Mr. Garland noted that it was against Justice Department policy to consider a person’s political affiliations or views during the hiring process for career civil servants.

“There is a requirement that, once somebody becomes a prosecutor, just like when somebody becomes a judge, that they get rid of whatever preconceptions they had before,” Mr. Garland said.

Mr. Gaetz asked Mr. Garland for a list of former lobbyists, former political consultants and former congressional staffers who now worked in the Public Integrity Section. Mr. Garland said that he did not intend to create a list of career officials and their previous jobs.

The Justice Department has a history of treating public corruption cases involving high-profile political figures with special care, so as to guard against the appearance of politically motivated prosecutions or other improprieties.

When prosecutors decline to bring charges in these matters, they often write detailed memos to defend their decisions should they be questioned by current and future politically appointed department leaders or Congress. In investigations that receive extensive media attention but ultimately do not result in charges, the department often puts out a short statement announcing the conclusion of the inquiry.

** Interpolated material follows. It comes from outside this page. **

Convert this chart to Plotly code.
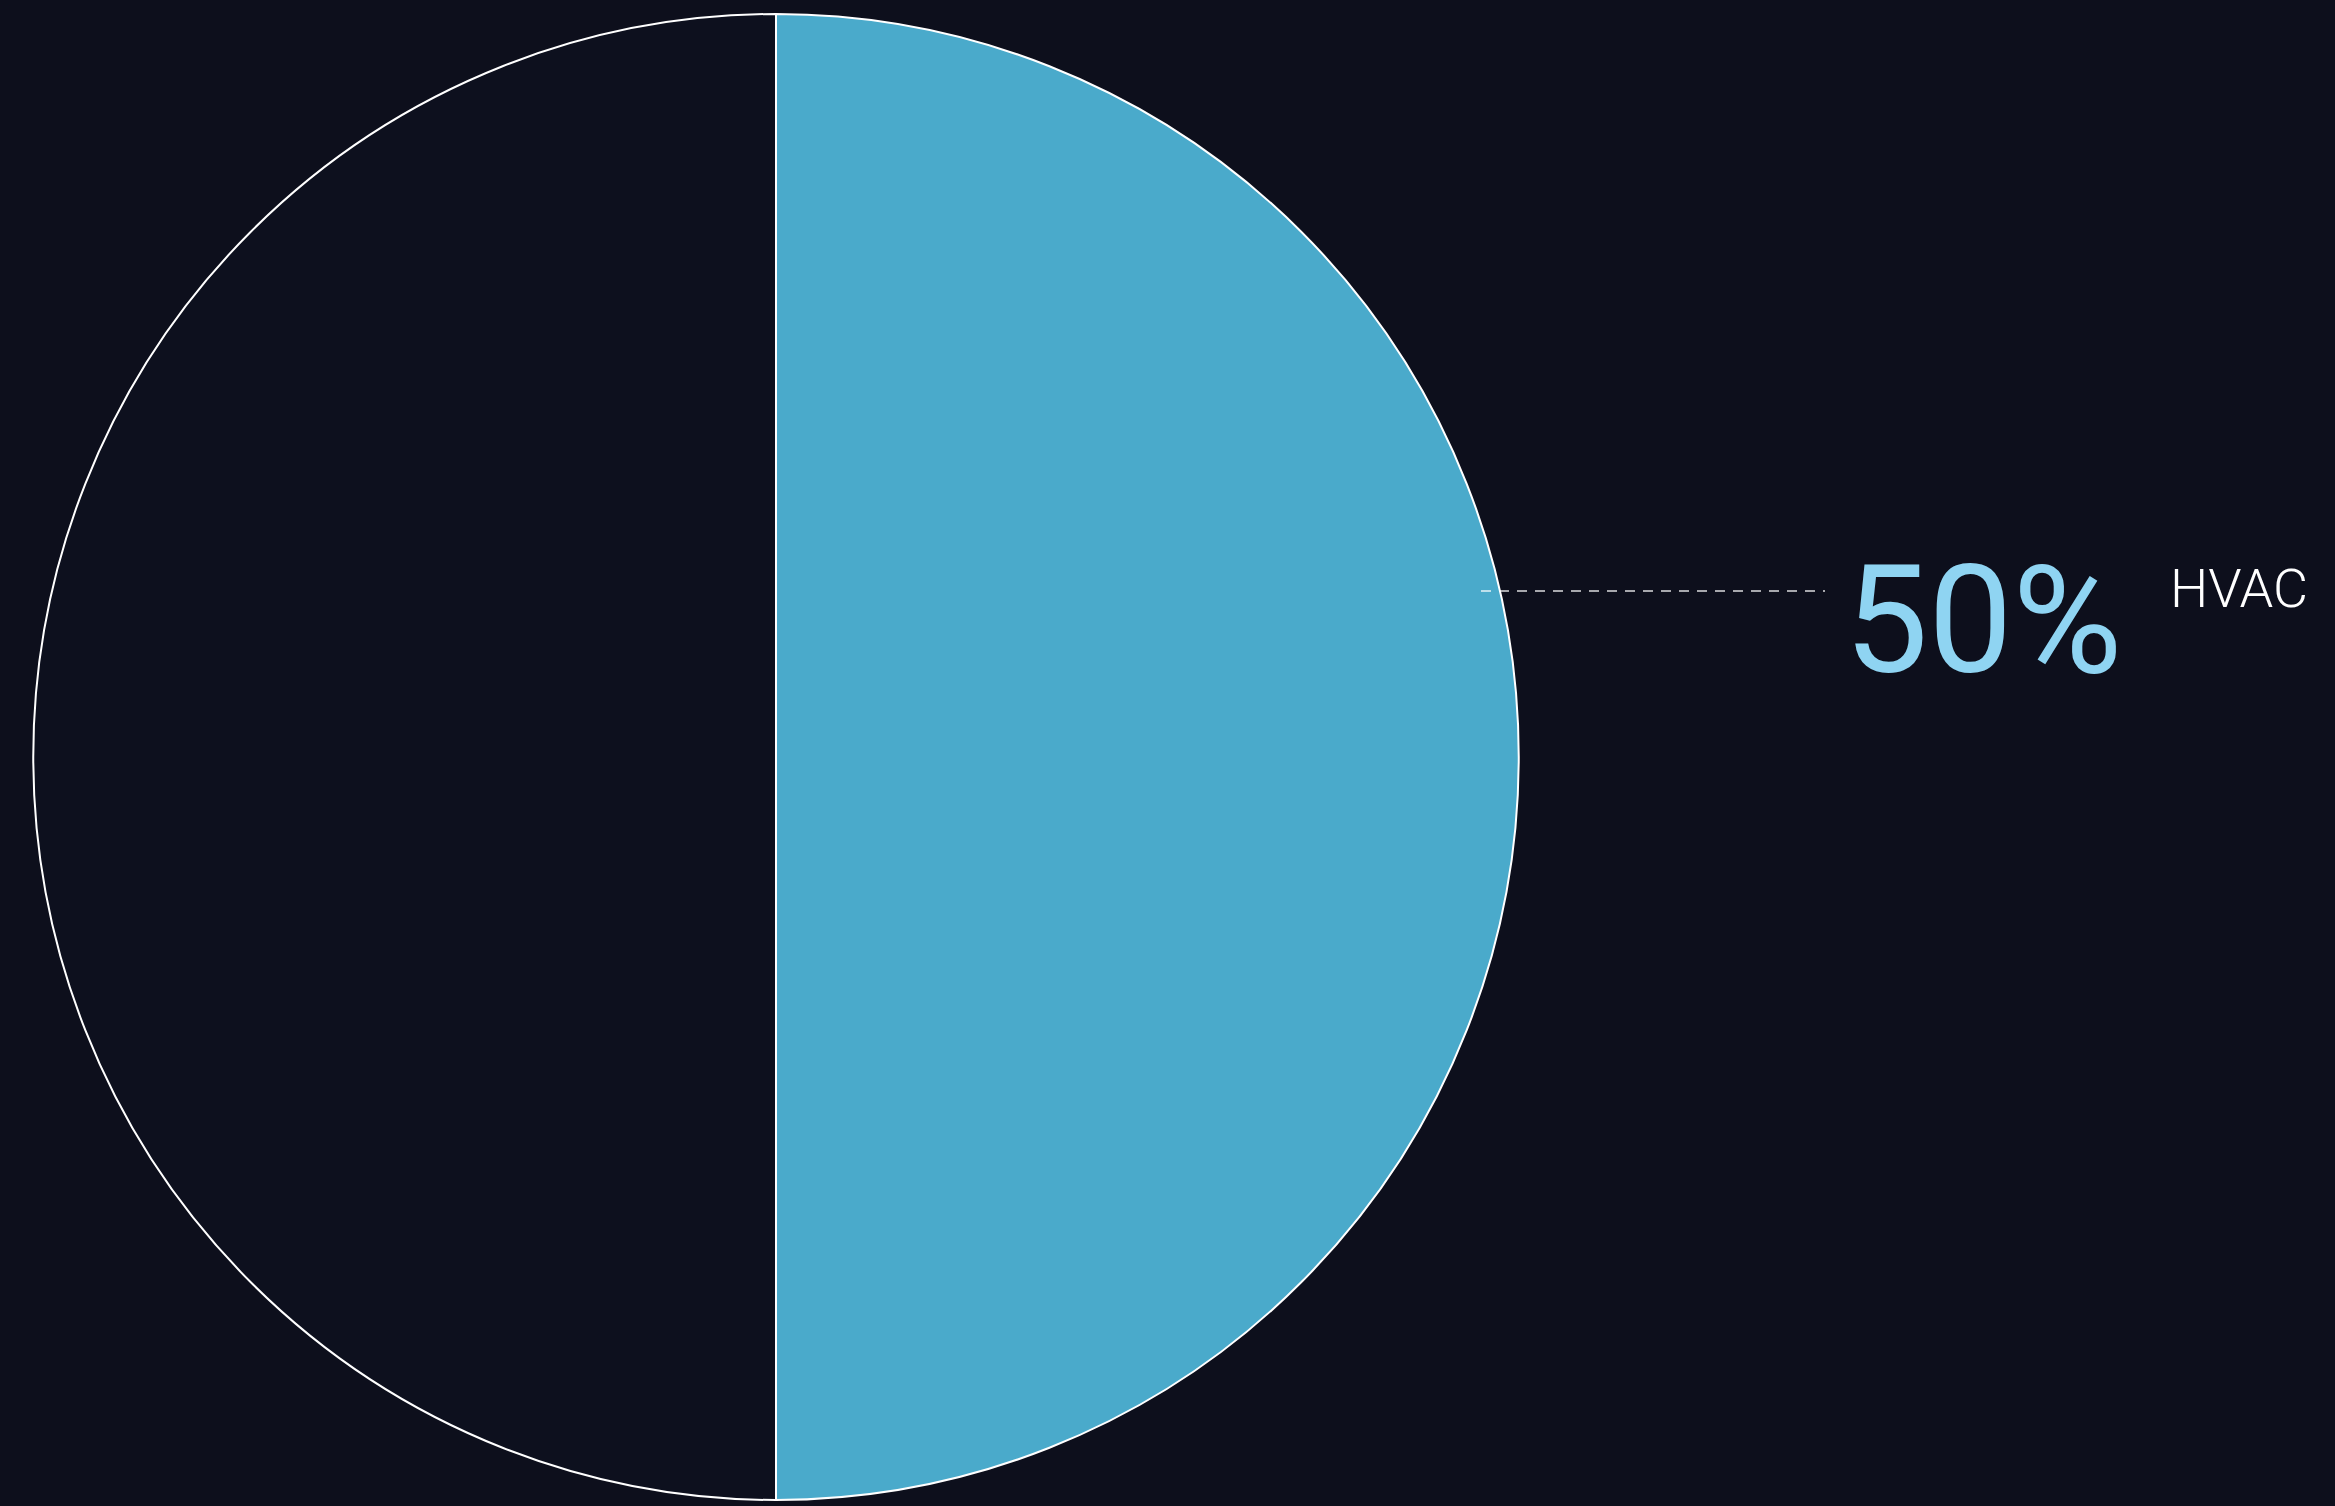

Sex trafficking cases come with their own complexities that involve issues typically not associated with traditional fraud and corruption investigations. One area of expertise that the Washington prosecutors are bringing to the Gaetz case is dealing with children who have been exploited but may not see themselves as having been victimized, which can complicate trials if they are called as witnesses.

Legally, the victim’s state of mind is not a factor that juries should consider when determining whether the law was violated, according to Amanda Kramer, a white collar defense lawyer at Covington and Burling and former federal prosecutor in Manhattan who supervised sex trafficking cases for a decade.

Technically, the government needs only to prove that the child was underage when the sexual activity occurred and that the child received something of value in exchange for it.

But, Ms. Kramer said, the defense could try to use such witness testimony to confuse the jury or sour the legitimacy of the prosecution, although many judges would most likely shut down such a line of questioning.

“It’s not uncommon for teens who have been trafficked to view themselves as willing participants and not as victims, often as a result of psychological manipulation by their traffickers,” Ms. Kramer said. “That’s one of many dynamics that make sex trafficking cases challenging for prosecutors, but it’s far from fatal to the case.”